**Problem**: Extract, from the records beneath this instruction, each line that contains the word "with".

**Saved entries**:
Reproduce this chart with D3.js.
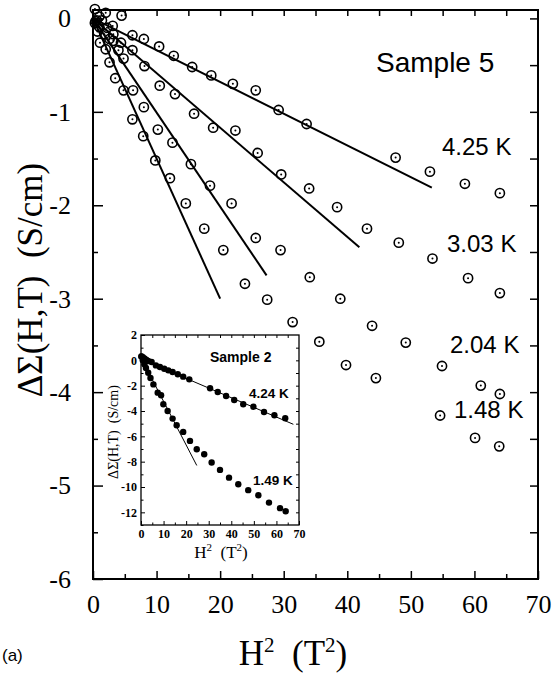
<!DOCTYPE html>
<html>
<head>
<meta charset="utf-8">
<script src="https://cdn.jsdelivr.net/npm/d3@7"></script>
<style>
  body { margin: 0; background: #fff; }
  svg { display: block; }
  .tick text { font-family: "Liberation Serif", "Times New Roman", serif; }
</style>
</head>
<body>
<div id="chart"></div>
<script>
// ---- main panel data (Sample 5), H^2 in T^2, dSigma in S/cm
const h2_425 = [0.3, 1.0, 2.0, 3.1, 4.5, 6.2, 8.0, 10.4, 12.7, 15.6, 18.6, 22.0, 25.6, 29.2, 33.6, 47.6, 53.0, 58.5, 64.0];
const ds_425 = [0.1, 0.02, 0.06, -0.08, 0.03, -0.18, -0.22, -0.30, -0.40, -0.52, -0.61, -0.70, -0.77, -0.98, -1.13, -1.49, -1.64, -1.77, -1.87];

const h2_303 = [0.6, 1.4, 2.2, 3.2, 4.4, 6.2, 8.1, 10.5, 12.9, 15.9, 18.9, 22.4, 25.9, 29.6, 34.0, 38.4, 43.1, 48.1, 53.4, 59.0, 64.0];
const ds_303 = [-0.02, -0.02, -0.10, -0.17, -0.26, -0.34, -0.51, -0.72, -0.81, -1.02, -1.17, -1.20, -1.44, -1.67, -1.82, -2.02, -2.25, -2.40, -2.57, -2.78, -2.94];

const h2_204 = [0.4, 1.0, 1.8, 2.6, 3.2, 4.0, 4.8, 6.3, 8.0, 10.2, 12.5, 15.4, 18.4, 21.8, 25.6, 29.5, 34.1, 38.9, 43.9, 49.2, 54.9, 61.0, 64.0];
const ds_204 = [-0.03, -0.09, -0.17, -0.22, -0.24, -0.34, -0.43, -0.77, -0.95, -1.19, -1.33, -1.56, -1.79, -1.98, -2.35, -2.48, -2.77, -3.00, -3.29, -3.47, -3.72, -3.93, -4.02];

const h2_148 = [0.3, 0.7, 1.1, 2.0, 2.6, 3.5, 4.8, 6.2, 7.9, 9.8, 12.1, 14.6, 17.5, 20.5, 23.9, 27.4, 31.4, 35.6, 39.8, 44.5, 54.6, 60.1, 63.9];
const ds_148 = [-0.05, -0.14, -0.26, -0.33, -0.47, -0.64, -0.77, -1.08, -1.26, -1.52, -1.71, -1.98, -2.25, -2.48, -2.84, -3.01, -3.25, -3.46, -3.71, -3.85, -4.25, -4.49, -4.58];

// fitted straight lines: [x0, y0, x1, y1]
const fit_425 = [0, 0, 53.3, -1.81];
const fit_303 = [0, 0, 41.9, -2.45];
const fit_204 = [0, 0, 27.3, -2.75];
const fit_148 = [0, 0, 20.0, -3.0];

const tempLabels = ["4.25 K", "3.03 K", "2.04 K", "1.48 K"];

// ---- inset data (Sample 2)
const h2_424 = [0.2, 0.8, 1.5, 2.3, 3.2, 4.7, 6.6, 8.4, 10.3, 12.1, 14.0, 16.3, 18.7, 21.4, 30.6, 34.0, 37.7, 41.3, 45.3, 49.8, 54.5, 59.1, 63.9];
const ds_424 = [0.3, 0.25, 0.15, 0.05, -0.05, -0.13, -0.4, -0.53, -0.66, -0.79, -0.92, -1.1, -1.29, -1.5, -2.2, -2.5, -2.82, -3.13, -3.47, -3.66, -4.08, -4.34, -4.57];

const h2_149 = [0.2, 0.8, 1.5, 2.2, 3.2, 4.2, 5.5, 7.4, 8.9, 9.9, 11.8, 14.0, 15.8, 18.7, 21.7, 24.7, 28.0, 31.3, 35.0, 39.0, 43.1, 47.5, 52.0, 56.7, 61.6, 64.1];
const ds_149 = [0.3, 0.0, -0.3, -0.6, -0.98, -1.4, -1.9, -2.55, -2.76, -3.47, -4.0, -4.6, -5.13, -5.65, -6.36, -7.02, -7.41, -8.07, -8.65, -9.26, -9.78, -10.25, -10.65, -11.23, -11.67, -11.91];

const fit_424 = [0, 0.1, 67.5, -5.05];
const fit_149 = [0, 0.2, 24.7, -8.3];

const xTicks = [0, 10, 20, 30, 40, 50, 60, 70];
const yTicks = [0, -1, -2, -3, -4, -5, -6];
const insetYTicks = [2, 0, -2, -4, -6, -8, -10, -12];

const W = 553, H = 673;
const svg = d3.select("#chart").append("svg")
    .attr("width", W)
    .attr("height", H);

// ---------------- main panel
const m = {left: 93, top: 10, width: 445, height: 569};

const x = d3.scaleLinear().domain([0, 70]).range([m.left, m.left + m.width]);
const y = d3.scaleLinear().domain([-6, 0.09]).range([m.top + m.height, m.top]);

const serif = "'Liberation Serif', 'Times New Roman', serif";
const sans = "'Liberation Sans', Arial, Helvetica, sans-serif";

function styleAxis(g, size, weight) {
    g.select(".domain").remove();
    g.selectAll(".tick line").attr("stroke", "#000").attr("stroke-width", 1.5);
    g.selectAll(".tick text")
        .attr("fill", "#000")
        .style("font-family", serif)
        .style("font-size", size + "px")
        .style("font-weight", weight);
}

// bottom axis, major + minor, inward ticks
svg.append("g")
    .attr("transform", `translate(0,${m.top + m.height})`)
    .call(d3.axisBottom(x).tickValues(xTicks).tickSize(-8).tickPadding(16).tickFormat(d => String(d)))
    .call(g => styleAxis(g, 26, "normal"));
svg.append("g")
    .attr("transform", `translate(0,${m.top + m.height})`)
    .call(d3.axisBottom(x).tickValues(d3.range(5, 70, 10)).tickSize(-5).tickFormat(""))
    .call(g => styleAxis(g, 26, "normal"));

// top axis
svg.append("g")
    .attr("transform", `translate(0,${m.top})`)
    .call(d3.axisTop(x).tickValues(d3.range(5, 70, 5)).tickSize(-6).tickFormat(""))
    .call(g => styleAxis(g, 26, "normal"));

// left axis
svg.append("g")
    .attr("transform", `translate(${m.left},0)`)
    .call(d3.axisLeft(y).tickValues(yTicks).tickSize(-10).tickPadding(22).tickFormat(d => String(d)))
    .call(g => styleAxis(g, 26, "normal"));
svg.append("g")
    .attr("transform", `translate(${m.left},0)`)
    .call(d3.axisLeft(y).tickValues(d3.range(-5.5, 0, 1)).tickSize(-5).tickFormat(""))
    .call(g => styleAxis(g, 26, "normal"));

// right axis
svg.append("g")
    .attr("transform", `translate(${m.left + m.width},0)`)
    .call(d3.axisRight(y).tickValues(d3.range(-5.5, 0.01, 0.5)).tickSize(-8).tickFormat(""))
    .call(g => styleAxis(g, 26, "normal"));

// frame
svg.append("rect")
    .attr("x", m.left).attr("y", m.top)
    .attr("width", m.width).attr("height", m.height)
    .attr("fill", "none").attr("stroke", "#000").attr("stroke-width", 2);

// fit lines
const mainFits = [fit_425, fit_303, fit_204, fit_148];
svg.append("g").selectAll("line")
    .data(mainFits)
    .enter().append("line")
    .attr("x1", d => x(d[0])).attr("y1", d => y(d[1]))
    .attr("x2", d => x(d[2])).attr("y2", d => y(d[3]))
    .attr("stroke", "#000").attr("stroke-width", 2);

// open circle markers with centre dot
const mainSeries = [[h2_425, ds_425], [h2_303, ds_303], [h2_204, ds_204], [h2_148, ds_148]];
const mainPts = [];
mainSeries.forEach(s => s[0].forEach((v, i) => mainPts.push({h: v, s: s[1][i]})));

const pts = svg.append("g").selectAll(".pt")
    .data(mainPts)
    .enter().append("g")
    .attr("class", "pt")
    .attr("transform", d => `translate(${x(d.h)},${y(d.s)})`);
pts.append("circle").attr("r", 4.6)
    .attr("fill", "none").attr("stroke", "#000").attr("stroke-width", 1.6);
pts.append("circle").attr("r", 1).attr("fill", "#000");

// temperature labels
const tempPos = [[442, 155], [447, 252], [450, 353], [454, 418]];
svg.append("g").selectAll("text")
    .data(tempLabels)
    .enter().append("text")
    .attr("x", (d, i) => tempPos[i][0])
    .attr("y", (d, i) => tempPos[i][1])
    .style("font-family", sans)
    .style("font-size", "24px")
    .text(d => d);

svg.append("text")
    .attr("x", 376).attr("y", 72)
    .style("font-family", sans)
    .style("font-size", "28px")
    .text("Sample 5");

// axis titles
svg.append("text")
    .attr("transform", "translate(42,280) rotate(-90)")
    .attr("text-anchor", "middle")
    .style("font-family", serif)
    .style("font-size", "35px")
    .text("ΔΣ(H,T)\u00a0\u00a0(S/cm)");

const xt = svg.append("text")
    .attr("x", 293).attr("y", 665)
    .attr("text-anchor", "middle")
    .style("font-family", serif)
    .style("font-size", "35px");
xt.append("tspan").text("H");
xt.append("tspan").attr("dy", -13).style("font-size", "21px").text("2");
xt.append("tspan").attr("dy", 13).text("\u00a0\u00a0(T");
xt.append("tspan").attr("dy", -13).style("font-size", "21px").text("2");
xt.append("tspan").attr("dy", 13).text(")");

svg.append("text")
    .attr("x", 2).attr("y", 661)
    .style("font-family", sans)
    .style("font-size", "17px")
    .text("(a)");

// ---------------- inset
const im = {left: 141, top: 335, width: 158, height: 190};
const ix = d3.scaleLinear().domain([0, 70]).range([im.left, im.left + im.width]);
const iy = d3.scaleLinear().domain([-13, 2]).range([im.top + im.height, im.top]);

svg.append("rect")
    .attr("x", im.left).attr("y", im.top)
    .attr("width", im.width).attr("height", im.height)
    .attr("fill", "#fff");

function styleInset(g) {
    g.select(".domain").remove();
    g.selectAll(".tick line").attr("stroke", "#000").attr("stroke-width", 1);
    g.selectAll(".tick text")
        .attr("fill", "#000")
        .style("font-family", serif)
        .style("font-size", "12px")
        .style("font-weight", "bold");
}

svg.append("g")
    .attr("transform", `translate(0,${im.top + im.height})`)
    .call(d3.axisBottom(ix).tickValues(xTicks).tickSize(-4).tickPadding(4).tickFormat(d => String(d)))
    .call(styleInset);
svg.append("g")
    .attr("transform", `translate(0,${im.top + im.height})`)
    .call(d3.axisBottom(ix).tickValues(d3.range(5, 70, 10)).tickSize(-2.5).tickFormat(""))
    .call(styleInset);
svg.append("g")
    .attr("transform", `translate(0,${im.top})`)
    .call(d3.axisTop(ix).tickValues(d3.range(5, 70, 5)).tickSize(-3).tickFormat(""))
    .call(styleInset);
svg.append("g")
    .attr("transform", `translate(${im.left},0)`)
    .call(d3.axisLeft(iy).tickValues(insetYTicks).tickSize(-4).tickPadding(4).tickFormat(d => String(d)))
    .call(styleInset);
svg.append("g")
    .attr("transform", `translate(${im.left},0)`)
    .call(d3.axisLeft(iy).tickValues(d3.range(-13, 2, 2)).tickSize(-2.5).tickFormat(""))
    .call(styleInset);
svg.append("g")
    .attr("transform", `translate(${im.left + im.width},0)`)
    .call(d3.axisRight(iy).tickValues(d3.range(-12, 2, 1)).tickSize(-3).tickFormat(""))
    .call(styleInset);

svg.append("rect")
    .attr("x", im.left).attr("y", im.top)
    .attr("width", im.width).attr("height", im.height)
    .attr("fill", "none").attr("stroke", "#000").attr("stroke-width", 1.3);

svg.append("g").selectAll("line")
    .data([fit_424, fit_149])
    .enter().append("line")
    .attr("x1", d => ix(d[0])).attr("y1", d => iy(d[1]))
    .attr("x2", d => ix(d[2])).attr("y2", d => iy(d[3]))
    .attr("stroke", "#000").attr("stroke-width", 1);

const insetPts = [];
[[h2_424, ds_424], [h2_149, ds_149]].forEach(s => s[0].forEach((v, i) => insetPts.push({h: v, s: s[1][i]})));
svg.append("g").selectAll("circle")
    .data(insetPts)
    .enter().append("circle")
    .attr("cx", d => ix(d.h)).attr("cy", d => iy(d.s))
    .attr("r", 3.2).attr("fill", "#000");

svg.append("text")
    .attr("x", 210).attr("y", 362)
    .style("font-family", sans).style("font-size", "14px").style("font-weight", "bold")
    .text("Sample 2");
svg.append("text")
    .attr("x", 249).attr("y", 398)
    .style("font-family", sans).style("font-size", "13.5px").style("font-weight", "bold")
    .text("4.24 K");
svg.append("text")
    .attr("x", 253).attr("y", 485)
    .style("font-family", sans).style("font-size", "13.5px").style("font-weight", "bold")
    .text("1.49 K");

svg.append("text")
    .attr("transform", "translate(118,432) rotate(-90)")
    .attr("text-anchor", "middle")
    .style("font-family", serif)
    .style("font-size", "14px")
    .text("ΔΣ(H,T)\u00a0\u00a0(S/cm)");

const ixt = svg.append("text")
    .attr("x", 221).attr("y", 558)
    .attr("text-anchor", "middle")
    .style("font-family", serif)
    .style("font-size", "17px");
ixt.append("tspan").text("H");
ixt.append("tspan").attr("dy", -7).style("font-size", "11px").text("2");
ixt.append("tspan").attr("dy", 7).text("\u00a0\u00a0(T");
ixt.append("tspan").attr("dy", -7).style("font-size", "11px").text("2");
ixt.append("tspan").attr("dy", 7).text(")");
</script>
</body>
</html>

==

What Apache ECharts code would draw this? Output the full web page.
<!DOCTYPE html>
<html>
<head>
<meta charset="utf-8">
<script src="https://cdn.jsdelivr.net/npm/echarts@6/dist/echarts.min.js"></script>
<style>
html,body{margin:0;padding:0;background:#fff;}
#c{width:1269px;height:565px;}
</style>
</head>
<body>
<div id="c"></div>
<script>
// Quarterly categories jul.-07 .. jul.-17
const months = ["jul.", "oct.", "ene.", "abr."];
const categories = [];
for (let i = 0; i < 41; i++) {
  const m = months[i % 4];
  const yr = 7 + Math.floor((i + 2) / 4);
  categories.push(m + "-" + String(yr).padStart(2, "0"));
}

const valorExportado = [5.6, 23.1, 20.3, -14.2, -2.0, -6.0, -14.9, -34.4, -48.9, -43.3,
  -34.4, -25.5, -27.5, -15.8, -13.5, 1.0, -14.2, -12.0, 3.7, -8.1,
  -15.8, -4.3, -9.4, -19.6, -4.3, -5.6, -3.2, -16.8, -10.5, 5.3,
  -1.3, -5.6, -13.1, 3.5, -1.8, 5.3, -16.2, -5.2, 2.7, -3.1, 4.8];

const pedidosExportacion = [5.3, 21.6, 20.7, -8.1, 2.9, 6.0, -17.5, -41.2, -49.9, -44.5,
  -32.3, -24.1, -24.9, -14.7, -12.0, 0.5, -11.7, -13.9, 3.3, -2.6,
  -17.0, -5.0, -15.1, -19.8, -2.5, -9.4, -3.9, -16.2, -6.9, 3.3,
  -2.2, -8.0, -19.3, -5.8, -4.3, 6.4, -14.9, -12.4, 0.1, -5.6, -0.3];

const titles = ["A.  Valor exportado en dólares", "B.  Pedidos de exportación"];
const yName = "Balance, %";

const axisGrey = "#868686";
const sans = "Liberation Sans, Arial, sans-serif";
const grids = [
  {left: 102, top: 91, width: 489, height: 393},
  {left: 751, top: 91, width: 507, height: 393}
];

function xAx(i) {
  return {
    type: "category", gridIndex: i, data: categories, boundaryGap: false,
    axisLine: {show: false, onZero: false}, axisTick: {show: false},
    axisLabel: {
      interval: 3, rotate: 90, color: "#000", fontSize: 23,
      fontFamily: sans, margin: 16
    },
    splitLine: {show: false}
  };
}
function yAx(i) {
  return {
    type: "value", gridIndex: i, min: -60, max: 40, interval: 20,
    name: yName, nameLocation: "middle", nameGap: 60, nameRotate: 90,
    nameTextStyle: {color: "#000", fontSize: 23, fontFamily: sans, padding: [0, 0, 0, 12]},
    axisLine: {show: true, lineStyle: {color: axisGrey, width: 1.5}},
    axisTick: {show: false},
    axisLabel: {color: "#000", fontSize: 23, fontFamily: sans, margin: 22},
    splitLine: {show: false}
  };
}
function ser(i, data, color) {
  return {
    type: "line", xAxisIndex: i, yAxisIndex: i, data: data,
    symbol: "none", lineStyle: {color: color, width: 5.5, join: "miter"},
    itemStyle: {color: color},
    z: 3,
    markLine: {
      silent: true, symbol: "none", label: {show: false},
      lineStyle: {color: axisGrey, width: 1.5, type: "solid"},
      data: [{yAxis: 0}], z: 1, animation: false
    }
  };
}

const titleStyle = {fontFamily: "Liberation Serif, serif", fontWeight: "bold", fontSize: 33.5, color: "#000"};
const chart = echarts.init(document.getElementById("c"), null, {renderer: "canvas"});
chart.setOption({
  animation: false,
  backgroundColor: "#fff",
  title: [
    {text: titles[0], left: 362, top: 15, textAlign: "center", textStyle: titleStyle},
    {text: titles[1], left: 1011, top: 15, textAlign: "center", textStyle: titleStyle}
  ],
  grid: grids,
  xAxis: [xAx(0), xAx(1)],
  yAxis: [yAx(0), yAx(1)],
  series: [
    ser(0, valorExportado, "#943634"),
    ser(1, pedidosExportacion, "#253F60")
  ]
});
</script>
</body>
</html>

**Answer in full**:
Reproduce this chart with D3.js.
// open circle markers with centre dot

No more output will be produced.